◆ Work to be completed
Give back exactly the lines from the one with "Output the LaTeX" through the one with "(0,0) rectangle (1494,1568);", inclusive, without the images.

◆ Record excerpts
........

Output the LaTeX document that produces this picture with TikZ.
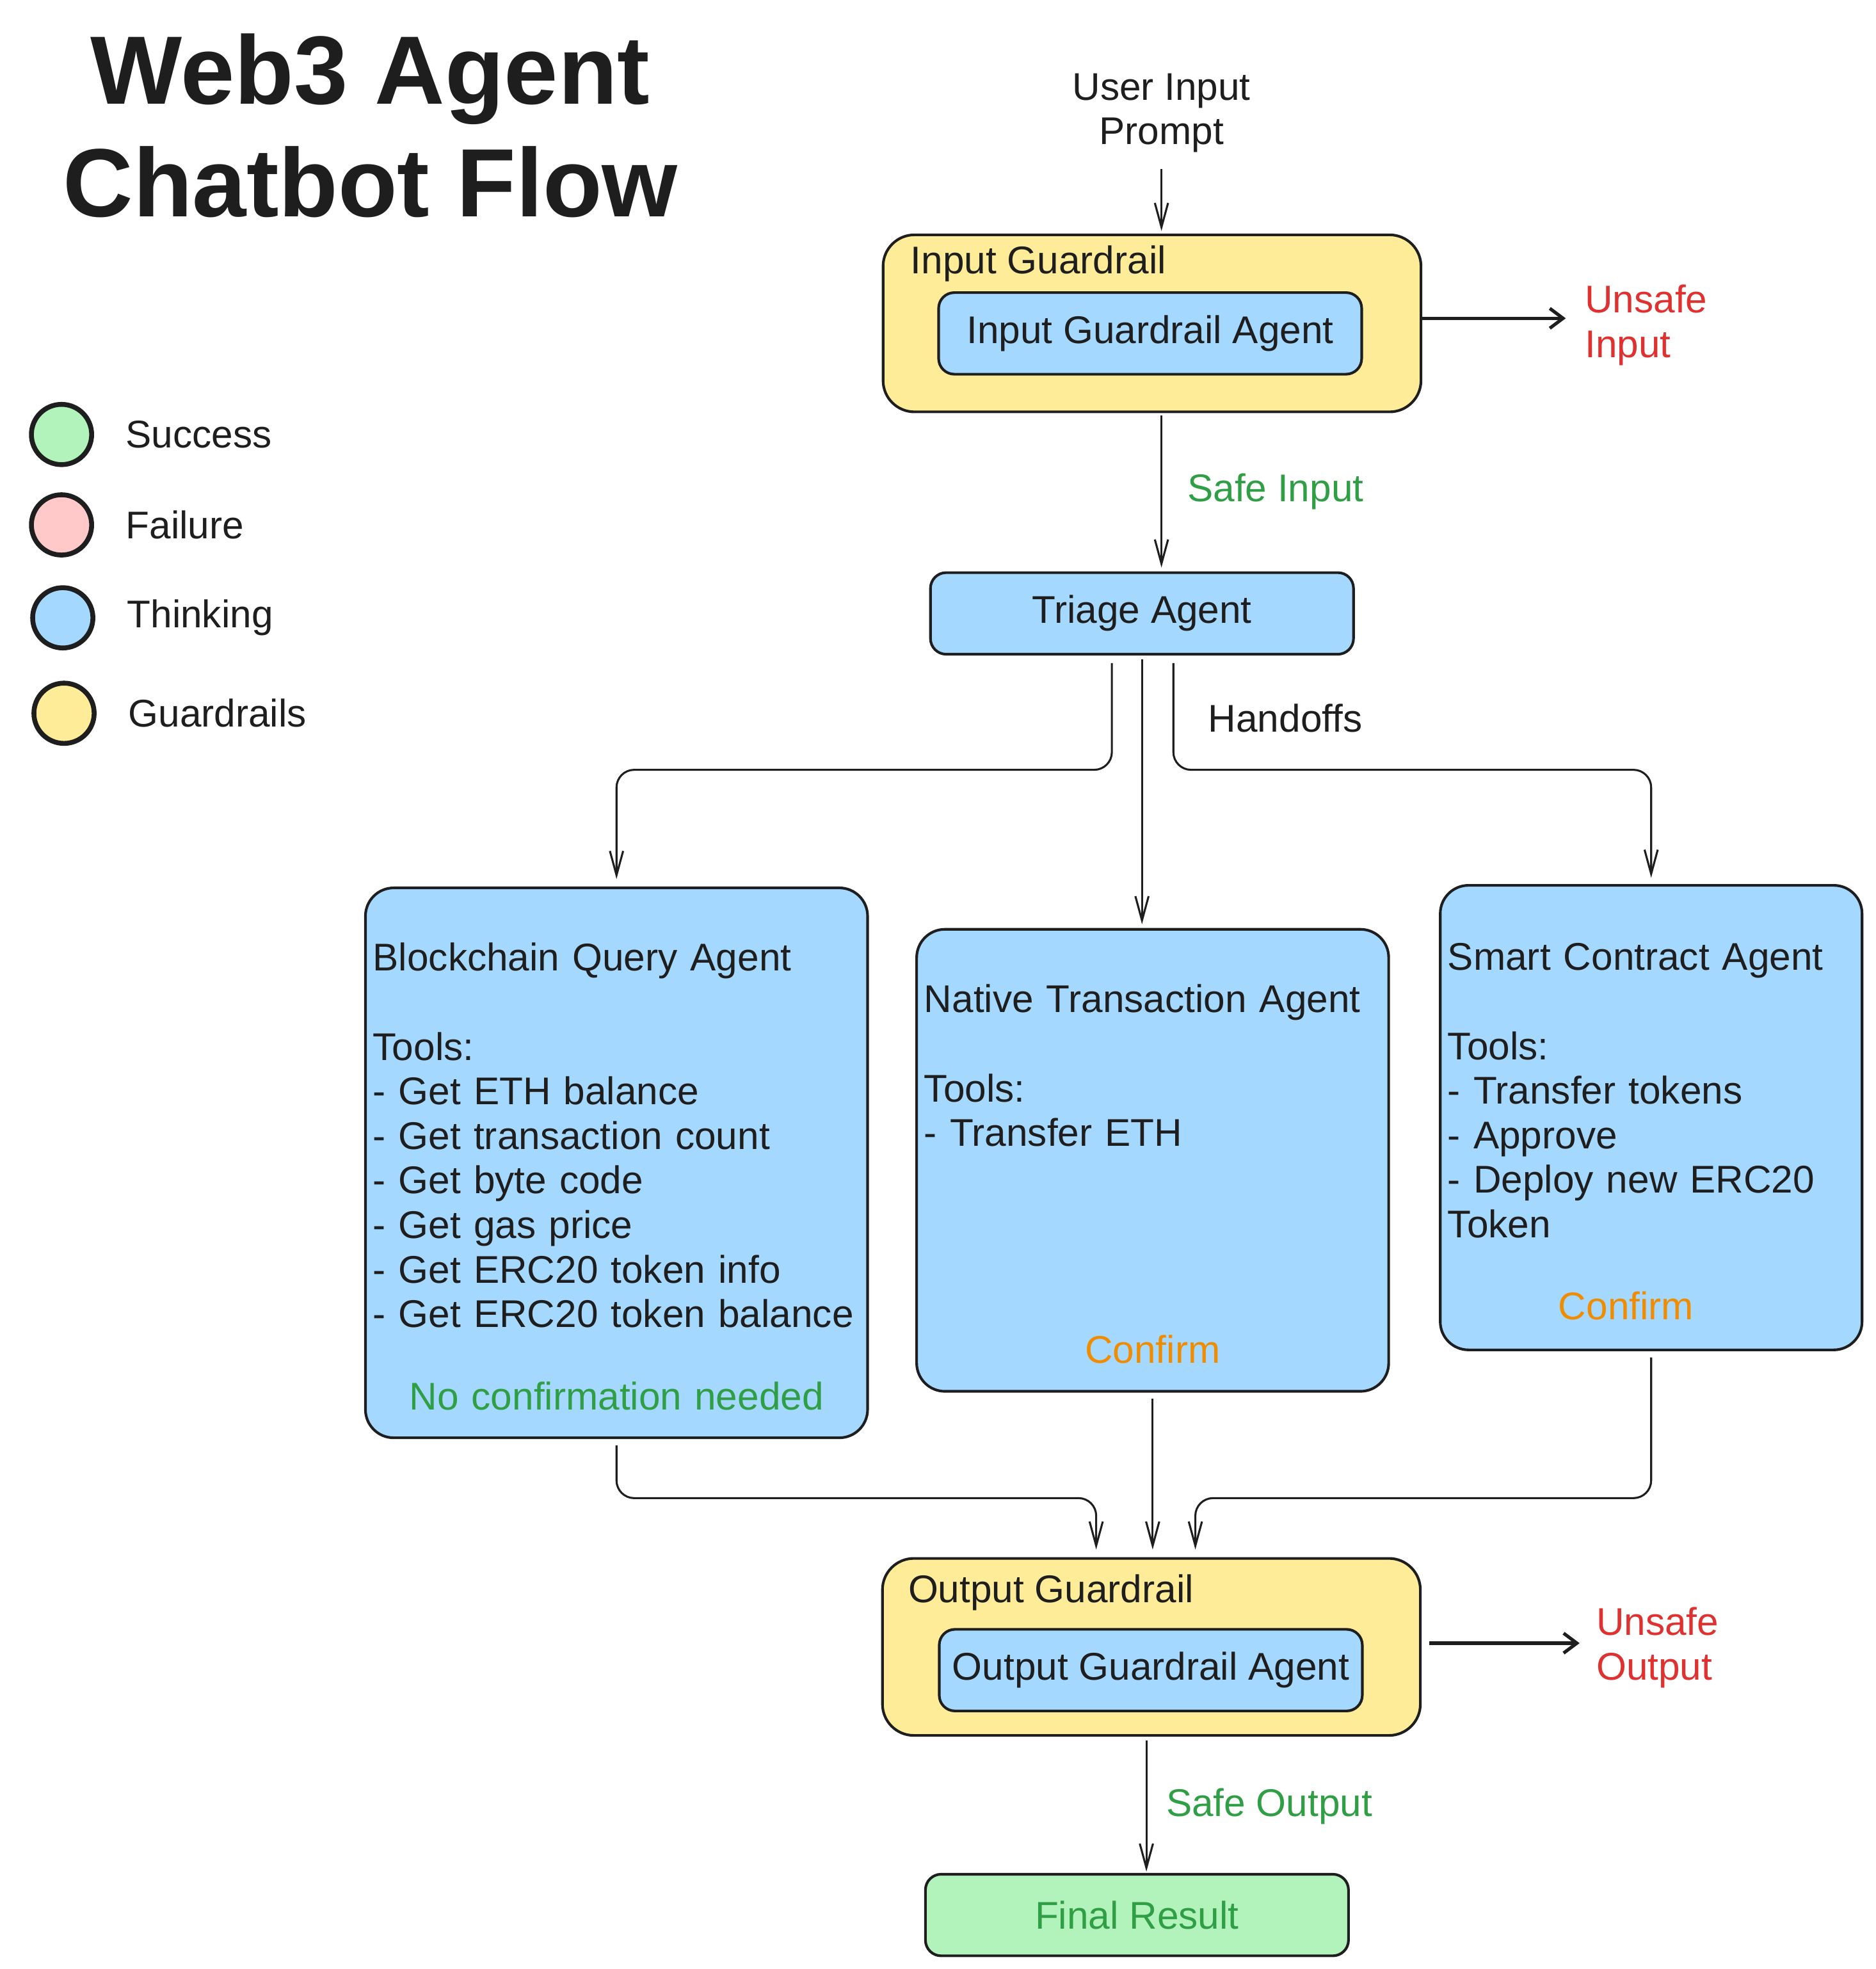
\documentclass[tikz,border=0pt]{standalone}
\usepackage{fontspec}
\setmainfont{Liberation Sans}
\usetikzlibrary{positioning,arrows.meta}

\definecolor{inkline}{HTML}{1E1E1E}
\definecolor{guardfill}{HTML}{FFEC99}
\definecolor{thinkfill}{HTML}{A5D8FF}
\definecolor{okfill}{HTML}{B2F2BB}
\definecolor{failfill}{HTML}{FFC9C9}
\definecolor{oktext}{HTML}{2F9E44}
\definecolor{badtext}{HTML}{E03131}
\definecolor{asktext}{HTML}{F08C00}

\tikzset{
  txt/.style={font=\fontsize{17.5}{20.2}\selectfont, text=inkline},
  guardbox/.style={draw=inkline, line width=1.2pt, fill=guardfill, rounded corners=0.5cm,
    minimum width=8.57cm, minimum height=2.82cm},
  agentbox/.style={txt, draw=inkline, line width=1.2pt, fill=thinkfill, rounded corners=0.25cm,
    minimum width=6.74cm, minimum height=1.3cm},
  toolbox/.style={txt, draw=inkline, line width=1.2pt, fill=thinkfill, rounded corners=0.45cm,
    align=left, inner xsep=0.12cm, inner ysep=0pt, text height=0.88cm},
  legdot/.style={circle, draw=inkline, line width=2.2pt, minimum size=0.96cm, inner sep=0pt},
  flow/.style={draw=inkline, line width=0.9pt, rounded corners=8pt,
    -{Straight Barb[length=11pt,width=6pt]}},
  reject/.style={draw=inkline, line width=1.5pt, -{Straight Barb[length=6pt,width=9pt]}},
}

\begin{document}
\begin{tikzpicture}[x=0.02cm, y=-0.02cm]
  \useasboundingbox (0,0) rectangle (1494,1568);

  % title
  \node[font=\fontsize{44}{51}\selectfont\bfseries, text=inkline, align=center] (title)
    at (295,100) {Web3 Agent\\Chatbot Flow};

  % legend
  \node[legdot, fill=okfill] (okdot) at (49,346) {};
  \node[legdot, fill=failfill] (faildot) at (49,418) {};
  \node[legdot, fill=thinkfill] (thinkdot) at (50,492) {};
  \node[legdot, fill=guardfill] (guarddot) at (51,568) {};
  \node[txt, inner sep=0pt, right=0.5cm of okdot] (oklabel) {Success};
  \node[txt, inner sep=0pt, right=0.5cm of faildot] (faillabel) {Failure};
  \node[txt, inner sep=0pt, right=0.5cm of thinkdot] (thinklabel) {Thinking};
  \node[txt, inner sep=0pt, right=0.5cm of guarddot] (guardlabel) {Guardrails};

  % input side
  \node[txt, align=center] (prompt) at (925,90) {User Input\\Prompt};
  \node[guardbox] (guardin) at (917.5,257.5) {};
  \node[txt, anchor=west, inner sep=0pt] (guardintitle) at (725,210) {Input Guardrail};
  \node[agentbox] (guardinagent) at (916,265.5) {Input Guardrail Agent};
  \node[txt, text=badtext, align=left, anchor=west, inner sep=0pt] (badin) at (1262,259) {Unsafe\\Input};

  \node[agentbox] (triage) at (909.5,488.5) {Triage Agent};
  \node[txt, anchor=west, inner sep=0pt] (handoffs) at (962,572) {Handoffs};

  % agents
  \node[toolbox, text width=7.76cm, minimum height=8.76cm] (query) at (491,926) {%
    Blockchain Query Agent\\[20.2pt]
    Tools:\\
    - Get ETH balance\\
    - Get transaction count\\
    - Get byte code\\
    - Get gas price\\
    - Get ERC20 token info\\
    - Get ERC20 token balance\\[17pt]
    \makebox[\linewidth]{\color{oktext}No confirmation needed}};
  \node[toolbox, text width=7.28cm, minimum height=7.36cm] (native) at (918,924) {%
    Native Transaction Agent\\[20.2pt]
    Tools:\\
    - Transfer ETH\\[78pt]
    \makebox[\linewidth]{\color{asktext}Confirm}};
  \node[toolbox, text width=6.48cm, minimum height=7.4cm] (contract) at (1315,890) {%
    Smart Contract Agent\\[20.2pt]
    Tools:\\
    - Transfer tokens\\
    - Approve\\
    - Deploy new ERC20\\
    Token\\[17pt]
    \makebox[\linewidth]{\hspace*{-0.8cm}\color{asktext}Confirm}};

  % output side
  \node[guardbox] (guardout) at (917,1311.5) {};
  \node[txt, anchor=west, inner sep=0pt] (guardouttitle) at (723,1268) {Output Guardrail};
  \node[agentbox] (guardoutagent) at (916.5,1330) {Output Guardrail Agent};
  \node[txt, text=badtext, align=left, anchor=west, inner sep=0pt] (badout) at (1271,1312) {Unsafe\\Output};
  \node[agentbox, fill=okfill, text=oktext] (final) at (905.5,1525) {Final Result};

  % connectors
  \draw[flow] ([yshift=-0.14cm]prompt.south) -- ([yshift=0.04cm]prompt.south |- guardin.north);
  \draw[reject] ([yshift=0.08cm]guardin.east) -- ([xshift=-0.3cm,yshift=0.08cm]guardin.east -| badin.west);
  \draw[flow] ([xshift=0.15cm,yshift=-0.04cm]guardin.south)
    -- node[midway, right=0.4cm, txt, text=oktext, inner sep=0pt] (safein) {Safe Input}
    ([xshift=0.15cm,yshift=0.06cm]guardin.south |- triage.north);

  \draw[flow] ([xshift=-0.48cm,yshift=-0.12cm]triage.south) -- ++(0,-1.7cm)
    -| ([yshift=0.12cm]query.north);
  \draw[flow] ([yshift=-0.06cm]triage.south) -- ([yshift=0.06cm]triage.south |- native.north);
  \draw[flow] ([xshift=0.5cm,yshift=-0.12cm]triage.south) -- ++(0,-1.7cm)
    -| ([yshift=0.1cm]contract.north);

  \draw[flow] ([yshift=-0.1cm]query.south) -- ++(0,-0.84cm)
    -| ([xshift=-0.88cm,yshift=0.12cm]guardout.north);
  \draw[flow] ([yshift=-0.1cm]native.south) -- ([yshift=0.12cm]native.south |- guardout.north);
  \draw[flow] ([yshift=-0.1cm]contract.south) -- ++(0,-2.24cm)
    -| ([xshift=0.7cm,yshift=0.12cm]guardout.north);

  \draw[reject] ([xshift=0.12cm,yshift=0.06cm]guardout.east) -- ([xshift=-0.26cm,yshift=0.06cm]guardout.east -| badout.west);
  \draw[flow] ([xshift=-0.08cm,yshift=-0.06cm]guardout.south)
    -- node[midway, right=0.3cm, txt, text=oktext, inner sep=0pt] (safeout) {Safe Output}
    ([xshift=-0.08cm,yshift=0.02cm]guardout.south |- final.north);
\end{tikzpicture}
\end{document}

........

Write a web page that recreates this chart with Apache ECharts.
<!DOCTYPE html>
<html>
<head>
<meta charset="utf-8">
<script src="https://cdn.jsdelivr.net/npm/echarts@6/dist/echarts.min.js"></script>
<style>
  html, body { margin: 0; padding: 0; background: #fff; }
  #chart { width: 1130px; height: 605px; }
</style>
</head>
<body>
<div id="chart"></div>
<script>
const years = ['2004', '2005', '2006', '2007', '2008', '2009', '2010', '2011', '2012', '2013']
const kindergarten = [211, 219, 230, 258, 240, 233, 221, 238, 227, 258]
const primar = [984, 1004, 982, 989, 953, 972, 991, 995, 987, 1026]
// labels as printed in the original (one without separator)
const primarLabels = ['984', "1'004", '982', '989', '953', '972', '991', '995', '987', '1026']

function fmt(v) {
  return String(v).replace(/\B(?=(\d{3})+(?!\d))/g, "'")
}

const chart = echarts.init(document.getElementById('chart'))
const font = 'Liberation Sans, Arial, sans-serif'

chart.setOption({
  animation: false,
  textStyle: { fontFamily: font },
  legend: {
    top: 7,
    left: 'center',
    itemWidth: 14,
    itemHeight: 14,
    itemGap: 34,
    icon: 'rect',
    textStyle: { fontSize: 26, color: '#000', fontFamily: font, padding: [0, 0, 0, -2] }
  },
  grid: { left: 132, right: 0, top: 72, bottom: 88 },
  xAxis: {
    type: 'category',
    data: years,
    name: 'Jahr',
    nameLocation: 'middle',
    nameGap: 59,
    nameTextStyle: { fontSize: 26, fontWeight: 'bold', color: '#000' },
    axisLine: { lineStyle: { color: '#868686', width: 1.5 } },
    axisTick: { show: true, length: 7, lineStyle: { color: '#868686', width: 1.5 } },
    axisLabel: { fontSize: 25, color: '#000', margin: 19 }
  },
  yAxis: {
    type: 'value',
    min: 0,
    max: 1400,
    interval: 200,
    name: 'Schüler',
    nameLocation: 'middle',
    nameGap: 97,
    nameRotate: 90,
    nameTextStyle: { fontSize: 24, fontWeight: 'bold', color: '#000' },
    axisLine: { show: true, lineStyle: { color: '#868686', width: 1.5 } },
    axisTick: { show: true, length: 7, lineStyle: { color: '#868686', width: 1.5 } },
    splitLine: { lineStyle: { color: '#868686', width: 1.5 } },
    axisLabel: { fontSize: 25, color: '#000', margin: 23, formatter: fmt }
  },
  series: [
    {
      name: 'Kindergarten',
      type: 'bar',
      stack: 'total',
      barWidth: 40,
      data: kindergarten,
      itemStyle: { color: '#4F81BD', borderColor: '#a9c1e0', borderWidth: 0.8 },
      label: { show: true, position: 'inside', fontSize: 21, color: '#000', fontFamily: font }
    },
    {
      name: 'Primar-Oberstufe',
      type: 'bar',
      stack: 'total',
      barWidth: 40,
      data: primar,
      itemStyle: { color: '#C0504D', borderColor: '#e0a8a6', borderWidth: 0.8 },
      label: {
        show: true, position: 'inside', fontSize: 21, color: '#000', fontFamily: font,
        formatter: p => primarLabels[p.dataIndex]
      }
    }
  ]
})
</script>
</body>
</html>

........

◆ Exercise answer
Output the LaTeX document that produces this picture with TikZ.
\documentclass[tikz,border=0pt]{standalone}
\usepackage{fontspec}
\setmainfont{Liberation Sans}
\usetikzlibrary{positioning,arrows.meta}

\definecolor{inkline}{HTML}{1E1E1E}
\definecolor{guardfill}{HTML}{FFEC99}
\definecolor{thinkfill}{HTML}{A5D8FF}
\definecolor{okfill}{HTML}{B2F2BB}
\definecolor{failfill}{HTML}{FFC9C9}
\definecolor{oktext}{HTML}{2F9E44}
\definecolor{badtext}{HTML}{E03131}
\definecolor{asktext}{HTML}{F08C00}

\tikzset{
  txt/.style={font=\fontsize{17.5}{20.2}\selectfont, text=inkline},
  guardbox/.style={draw=inkline, line width=1.2pt, fill=guardfill, rounded corners=0.5cm,
    minimum width=8.57cm, minimum height=2.82cm},
  agentbox/.style={txt, draw=inkline, line width=1.2pt, fill=thinkfill, rounded corners=0.25cm,
    minimum width=6.74cm, minimum height=1.3cm},
  toolbox/.style={txt, draw=inkline, line width=1.2pt, fill=thinkfill, rounded corners=0.45cm,
    align=left, inner xsep=0.12cm, inner ysep=0pt, text height=0.88cm},
  legdot/.style={circle, draw=inkline, line width=2.2pt, minimum size=0.96cm, inner sep=0pt},
  flow/.style={draw=inkline, line width=0.9pt, rounded corners=8pt,
    -{Straight Barb[length=11pt,width=6pt]}},
  reject/.style={draw=inkline, line width=1.5pt, -{Straight Barb[length=6pt,width=9pt]}},
}

\begin{document}
\begin{tikzpicture}[x=0.02cm, y=-0.02cm]
  \useasboundingbox (0,0) rectangle (1494,1568);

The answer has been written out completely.